How did marriage lose most of its meaning? How has it gone from being regarded as an institution that formed the conjugal bond, established nuclear families, knit vital social ties across extended familial units, and forged the necessary social cohesion for the sheltering and rearing of children, to a more-or-less optional affirmation of love?
True, the same-sex marriage debate has rekindled some interest in the institution and its purposes. But that imbroglio seems more like the last flaring of a star before it goes cold rather than a true rekindling.
The weakening of the institution has been ongoing for so many years that it is difficult to discern the proverbial tipping point. But I have a good candidate: The 1976 California Supreme Court case, Marvin v. Marvin.

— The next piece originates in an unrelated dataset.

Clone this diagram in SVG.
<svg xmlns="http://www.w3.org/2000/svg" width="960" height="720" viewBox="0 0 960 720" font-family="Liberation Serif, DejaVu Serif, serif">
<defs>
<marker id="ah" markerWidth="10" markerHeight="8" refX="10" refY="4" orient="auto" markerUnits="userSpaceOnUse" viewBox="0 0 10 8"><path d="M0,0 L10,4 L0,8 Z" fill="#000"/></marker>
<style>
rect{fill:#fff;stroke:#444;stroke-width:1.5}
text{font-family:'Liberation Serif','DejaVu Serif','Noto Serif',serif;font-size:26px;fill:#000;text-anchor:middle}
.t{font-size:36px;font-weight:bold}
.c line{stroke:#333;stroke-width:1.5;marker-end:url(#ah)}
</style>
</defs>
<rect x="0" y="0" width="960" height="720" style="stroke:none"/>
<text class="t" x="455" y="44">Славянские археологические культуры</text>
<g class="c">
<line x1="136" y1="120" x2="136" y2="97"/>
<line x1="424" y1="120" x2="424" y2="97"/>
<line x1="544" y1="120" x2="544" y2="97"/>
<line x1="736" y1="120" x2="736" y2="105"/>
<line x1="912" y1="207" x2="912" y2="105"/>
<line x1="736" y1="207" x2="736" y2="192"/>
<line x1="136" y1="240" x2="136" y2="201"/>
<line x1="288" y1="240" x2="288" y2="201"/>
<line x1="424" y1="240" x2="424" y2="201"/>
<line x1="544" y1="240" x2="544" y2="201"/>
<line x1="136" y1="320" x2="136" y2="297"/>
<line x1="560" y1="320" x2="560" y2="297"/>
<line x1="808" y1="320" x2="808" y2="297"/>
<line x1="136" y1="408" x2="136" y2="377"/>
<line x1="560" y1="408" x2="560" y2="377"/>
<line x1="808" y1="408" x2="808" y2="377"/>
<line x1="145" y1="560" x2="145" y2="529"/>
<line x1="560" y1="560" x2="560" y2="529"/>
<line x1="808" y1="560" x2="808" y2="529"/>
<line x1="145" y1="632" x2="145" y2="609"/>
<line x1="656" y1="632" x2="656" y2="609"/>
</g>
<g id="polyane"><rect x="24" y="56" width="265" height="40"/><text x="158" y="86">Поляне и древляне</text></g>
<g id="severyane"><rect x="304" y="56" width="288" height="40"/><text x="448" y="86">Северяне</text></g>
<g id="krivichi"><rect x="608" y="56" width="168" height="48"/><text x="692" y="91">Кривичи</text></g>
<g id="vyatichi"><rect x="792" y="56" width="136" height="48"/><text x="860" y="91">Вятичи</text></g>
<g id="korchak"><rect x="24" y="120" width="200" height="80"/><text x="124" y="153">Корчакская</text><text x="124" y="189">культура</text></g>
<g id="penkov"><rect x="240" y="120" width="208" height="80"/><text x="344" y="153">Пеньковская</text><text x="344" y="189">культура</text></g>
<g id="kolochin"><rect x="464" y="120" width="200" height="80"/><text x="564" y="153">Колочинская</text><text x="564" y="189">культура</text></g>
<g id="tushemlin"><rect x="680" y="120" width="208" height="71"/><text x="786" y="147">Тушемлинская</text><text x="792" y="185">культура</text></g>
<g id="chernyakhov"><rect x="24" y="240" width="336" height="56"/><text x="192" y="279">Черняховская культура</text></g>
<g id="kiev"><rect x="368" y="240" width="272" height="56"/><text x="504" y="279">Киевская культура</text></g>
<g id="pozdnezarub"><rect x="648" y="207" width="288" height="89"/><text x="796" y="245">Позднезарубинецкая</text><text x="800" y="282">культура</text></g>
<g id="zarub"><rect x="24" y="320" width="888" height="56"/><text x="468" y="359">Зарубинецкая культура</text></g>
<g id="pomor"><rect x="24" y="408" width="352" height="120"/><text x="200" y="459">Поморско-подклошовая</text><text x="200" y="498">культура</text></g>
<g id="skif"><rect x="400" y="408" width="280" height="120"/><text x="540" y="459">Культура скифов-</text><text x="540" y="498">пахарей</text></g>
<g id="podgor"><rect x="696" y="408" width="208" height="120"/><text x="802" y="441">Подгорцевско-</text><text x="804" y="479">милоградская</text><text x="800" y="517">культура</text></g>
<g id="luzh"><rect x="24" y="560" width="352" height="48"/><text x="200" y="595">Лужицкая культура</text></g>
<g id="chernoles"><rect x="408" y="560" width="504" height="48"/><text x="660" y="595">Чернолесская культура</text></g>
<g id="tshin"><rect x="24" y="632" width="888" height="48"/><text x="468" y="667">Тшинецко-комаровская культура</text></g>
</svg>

Wow, I had never heard of this wierd CA case, but it is indeed symptomatic of the sea change in cultural attitudes toward marriage in North America. One could certainly suggest alternative events or dates, but I would tend to agree that the problems go back at least 30-40 years, and maybe further.
For example, some of us believe that the cultural tipping point was when No Fault Divorce became normal in the US. Lots of us think that the advent of No Fault Divorce is a prime illustration of the Law of Unintended Consequences. Designed primarily to eliminate the ugliness and sheer nastiness of proving which side/spouse was at fault in a failed marriage, the unintebded result of this momentous change was to make divorce way too easy to get. This was especially true when one partner could be granted a divorce by the state over the strong objections of the other partner who still hoped (often unrealistically, but sincerely) to save the marriage somehow. And the rest is history…

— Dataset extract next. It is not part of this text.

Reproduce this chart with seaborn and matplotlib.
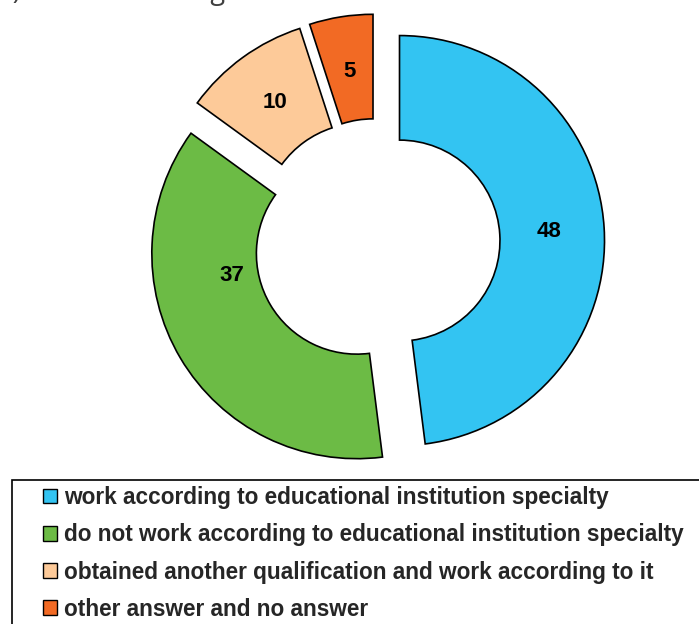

As for the collapse of the theology of marriage in the Church, there are a growing number of us who believe that the tipping point in TEC’s recent history was the approval in 1970 of a far more “progressive” stance toward divorce and remarriage. And it was particularly unseemly (and symptomatic) that when TEC revised its canon law in 1970 to allow easy remarriage after divorce with very few, if any, real restrictions, in many places the first people to take advantage of the new permissiveness were clergy stuck in unhappy marriages! In retrospect, I suspect that this capitulation to the Sexual Revolution of the 1960s set the trajectory that TEC has been on ever since.
But of course, I’m well aware that some people would point much further back in time, and say that worldwide Anglicanism began to go wrong about sex and marriage way back in 1930 when the Lambeth Conference of bishops gave approval in principle to the use of contraceptives by married couples!